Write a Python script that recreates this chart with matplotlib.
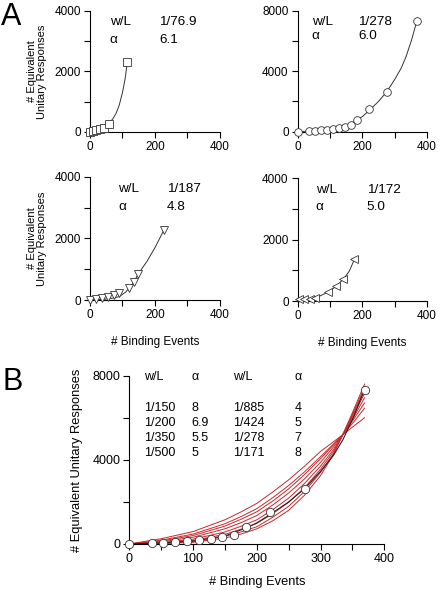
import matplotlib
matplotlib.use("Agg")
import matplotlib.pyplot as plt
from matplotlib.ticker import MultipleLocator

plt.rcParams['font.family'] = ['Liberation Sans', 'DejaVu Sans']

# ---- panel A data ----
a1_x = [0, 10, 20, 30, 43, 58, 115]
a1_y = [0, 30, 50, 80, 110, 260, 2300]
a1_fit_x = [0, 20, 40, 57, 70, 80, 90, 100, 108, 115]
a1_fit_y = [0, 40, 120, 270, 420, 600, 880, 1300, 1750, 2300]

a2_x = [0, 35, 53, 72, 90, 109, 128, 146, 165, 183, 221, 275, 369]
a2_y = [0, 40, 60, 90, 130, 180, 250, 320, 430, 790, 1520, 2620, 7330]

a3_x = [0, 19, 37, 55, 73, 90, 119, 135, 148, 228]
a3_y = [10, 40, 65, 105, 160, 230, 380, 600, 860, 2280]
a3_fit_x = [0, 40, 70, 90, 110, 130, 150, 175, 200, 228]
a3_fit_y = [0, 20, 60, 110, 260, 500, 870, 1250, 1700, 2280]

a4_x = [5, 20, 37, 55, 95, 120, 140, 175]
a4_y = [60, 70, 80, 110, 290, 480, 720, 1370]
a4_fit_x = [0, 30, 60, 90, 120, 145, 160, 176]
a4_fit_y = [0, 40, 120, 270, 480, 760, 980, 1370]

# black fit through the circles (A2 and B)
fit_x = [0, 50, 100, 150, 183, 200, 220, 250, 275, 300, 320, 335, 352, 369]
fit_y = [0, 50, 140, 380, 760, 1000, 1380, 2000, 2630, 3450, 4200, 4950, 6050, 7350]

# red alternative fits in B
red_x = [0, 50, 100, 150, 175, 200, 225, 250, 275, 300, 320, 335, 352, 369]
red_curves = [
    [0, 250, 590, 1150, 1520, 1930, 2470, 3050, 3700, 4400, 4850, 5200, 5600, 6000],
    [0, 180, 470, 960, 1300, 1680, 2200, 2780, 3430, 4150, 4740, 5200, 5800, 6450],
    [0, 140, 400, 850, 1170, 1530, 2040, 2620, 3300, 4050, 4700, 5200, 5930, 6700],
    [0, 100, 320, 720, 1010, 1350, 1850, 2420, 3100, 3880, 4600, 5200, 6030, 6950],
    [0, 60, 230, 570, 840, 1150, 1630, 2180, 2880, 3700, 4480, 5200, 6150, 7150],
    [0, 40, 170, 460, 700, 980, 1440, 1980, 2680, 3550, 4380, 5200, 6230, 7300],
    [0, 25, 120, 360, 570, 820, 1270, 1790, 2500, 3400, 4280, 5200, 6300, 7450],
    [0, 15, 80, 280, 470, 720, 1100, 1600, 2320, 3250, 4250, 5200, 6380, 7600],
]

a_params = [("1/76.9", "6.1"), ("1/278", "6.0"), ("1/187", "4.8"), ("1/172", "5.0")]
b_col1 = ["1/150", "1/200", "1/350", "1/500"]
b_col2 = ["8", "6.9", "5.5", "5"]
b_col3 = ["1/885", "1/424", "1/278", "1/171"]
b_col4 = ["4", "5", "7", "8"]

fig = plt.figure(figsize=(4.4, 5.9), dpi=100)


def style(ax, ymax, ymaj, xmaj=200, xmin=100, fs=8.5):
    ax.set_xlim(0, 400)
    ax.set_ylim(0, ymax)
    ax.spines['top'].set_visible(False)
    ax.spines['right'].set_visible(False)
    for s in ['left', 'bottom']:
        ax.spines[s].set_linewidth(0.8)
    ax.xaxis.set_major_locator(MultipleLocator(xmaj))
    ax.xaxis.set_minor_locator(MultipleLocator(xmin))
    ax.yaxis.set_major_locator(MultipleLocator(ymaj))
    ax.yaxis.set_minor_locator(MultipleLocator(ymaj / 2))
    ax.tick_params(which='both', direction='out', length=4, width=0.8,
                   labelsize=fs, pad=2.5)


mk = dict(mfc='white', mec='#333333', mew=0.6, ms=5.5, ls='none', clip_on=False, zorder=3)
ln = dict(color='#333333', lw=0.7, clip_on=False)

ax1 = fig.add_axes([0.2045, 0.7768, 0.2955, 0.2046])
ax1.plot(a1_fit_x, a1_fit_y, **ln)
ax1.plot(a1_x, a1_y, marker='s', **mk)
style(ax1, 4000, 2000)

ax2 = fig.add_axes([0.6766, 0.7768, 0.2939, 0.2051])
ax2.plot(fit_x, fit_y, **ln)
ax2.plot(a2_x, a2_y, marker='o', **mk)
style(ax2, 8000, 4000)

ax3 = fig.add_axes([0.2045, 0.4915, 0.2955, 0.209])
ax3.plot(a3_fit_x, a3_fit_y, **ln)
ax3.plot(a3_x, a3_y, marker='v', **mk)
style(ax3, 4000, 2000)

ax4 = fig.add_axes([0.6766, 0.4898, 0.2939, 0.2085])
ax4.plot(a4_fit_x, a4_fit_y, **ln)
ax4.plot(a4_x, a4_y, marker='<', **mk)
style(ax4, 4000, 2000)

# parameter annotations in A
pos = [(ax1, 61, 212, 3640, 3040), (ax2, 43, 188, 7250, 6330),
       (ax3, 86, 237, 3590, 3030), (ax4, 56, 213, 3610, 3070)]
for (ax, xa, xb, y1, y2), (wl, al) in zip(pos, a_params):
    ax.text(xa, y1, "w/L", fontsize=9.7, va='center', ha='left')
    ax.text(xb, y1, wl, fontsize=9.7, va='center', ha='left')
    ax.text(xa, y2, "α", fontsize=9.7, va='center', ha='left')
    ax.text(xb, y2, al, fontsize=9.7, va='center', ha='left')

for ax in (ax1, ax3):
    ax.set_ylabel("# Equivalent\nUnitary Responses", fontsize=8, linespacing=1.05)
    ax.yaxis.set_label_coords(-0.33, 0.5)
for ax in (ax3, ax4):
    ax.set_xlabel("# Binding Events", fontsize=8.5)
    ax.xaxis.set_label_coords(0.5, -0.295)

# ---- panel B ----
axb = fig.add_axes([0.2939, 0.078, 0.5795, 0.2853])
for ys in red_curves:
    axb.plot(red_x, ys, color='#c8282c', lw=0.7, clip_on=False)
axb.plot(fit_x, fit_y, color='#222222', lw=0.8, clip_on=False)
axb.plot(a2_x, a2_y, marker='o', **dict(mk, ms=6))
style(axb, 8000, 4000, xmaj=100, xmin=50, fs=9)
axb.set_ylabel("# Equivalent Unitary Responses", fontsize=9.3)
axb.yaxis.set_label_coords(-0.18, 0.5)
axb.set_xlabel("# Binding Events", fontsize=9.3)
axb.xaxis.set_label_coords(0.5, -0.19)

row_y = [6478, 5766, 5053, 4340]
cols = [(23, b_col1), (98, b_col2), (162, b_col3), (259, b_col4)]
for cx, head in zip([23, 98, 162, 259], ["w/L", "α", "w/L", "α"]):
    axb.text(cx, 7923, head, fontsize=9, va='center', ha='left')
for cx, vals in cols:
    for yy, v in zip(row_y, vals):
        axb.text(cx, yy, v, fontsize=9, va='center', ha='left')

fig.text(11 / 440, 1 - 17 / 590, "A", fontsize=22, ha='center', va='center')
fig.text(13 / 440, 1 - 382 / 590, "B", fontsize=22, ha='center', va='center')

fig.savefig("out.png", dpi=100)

——

__TASK DIRECTIONS__
All of the material above needs to be restated exactly, with no pictures.

__EXERCISE RESULT__
Write a Python script that recreates this chart with matplotlib.
import matplotlib
matplotlib.use("Agg")
import matplotlib.pyplot as plt
from matplotlib.ticker import MultipleLocator

plt.rcParams['font.family'] = ['Liberation Sans', 'DejaVu Sans']

# ---- panel A data ----
a1_x = [0, 10, 20, 30, 43, 58, 115]
a1_y = [0, 30, 50, 80, 110, 260, 2300]
a1_fit_x = [0, 20, 40, 57, 70, 80, 90, 100, 108, 115]
a1_fit_y = [0, 40, 120, 270, 420, 600, 880, 1300, 1750, 2300]

a2_x = [0, 35, 53, 72, 90, 109, 128, 146, 165, 183, 221, 275, 369]
a2_y = [0, 40, 60, 90, 130, 180, 250, 320, 430, 790, 1520, 2620, 7330]

a3_x = [0, 19, 37, 55, 73, 90, 119, 135, 148, 228]
a3_y = [10, 40, 65, 105, 160, 230, 380, 600, 860, 2280]
a3_fit_x = [0, 40, 70, 90, 110, 130, 150, 175, 200, 228]
a3_fit_y = [0, 20, 60, 110, 260, 500, 870, 1250, 1700, 2280]

a4_x = [5, 20, 37, 55, 95, 120, 140, 175]
a4_y = [60, 70, 80, 110, 290, 480, 720, 1370]
a4_fit_x = [0, 30, 60, 90, 120, 145, 160, 176]
a4_fit_y = [0, 40, 120, 270, 480, 760, 980, 1370]

# black fit through the circles (A2 and B)
fit_x = [0, 50, 100, 150, 183, 200, 220, 250, 275, 300, 320, 335, 352, 369]
fit_y = [0, 50, 140, 380, 760, 1000, 1380, 2000, 2630, 3450, 4200, 4950, 6050, 7350]

# red alternative fits in B
red_x = [0, 50, 100, 150, 175, 200, 225, 250, 275, 300, 320, 335, 352, 369]
red_curves = [
    [0, 250, 590, 1150, 1520, 1930, 2470, 3050, 3700, 4400, 4850, 5200, 5600, 6000],
    [0, 180, 470, 960, 1300, 1680, 2200, 2780, 3430, 4150, 4740, 5200, 5800, 6450],
    [0, 140, 400, 850, 1170, 1530, 2040, 2620, 3300, 4050, 4700, 5200, 5930, 6700],
    [0, 100, 320, 720, 1010, 1350, 1850, 2420, 3100, 3880, 4600, 5200, 6030, 6950],
    [0, 60, 230, 570, 840, 1150, 1630, 2180, 2880, 3700, 4480, 5200, 6150, 7150],
    [0, 40, 170, 460, 700, 980, 1440, 1980, 2680, 3550, 4380, 5200, 6230, 7300],
    [0, 25, 120, 360, 570, 820, 1270, 1790, 2500, 3400, 4280, 5200, 6300, 7450],
    [0, 15, 80, 280, 470, 720, 1100, 1600, 2320, 3250, 4250, 5200, 6380, 7600],
]

a_params = [("1/76.9", "6.1"), ("1/278", "6.0"), ("1/187", "4.8"), ("1/172", "5.0")]
b_col1 = ["1/150", "1/200", "1/350", "1/500"]
b_col2 = ["8", "6.9", "5.5", "5"]
b_col3 = ["1/885", "1/424", "1/278", "1/171"]
b_col4 = ["4", "5", "7", "8"]

fig = plt.figure(figsize=(4.4, 5.9), dpi=100)


def style(ax, ymax, ymaj, xmaj=200, xmin=100, fs=8.5):
    ax.set_xlim(0, 400)
    ax.set_ylim(0, ymax)
    ax.spines['top'].set_visible(False)
    ax.spines['right'].set_visible(False)
    for s in ['left', 'bottom']:
        ax.spines[s].set_linewidth(0.8)
    ax.xaxis.set_major_locator(MultipleLocator(xmaj))
    ax.xaxis.set_minor_locator(MultipleLocator(xmin))
    ax.yaxis.set_major_locator(MultipleLocator(ymaj))
    ax.yaxis.set_minor_locator(MultipleLocator(ymaj / 2))
    ax.tick_params(which='both', direction='out', length=4, width=0.8,
                   labelsize=fs, pad=2.5)


mk = dict(mfc='white', mec='#333333', mew=0.6, ms=5.5, ls='none', clip_on=False, zorder=3)
ln = dict(color='#333333', lw=0.7, clip_on=False)

ax1 = fig.add_axes([0.2045, 0.7768, 0.2955, 0.2046])
ax1.plot(a1_fit_x, a1_fit_y, **ln)
ax1.plot(a1_x, a1_y, marker='s', **mk)
style(ax1, 4000, 2000)

ax2 = fig.add_axes([0.6766, 0.7768, 0.2939, 0.2051])
ax2.plot(fit_x, fit_y, **ln)
ax2.plot(a2_x, a2_y, marker='o', **mk)
style(ax2, 8000, 4000)

ax3 = fig.add_axes([0.2045, 0.4915, 0.2955, 0.209])
ax3.plot(a3_fit_x, a3_fit_y, **ln)
ax3.plot(a3_x, a3_y, marker='v', **mk)
style(ax3, 4000, 2000)

ax4 = fig.add_axes([0.6766, 0.4898, 0.2939, 0.2085])
ax4.plot(a4_fit_x, a4_fit_y, **ln)
ax4.plot(a4_x, a4_y, marker='<', **mk)
style(ax4, 4000, 2000)

# parameter annotations in A
pos = [(ax1, 61, 212, 3640, 3040), (ax2, 43, 188, 7250, 6330),
       (ax3, 86, 237, 3590, 3030), (ax4, 56, 213, 3610, 3070)]
for (ax, xa, xb, y1, y2), (wl, al) in zip(pos, a_params):
    ax.text(xa, y1, "w/L", fontsize=9.7, va='center', ha='left')
    ax.text(xb, y1, wl, fontsize=9.7, va='center', ha='left')
    ax.text(xa, y2, "α", fontsize=9.7, va='center', ha='left')
    ax.text(xb, y2, al, fontsize=9.7, va='center', ha='left')

for ax in (ax1, ax3):
    ax.set_ylabel("# Equivalent\nUnitary Responses", fontsize=8, linespacing=1.05)
    ax.yaxis.set_label_coords(-0.33, 0.5)
for ax in (ax3, ax4):
    ax.set_xlabel("# Binding Events", fontsize=8.5)
    ax.xaxis.set_label_coords(0.5, -0.295)

# ---- panel B ----
axb = fig.add_axes([0.2939, 0.078, 0.5795, 0.2853])
for ys in red_curves:
    axb.plot(red_x, ys, color='#c8282c', lw=0.7, clip_on=False)
axb.plot(fit_x, fit_y, color='#222222', lw=0.8, clip_on=False)
axb.plot(a2_x, a2_y, marker='o', **dict(mk, ms=6))
style(axb, 8000, 4000, xmaj=100, xmin=50, fs=9)
axb.set_ylabel("# Equivalent Unitary Responses", fontsize=9.3)
axb.yaxis.set_label_coords(-0.18, 0.5)
axb.set_xlabel("# Binding Events", fontsize=9.3)
axb.xaxis.set_label_coords(0.5, -0.19)

row_y = [6478, 5766, 5053, 4340]
cols = [(23, b_col1), (98, b_col2), (162, b_col3), (259, b_col4)]
for cx, head in zip([23, 98, 162, 259], ["w/L", "α", "w/L", "α"]):
    axb.text(cx, 7923, head, fontsize=9, va='center', ha='left')
for cx, vals in cols:
    for yy, v in zip(row_y, vals):
        axb.text(cx, yy, v, fontsize=9, va='center', ha='left')

fig.text(11 / 440, 1 - 17 / 590, "A", fontsize=22, ha='center', va='center')
fig.text(13 / 440, 1 - 382 / 590, "B", fontsize=22, ha='center', va='center')

fig.savefig("out.png", dpi=100)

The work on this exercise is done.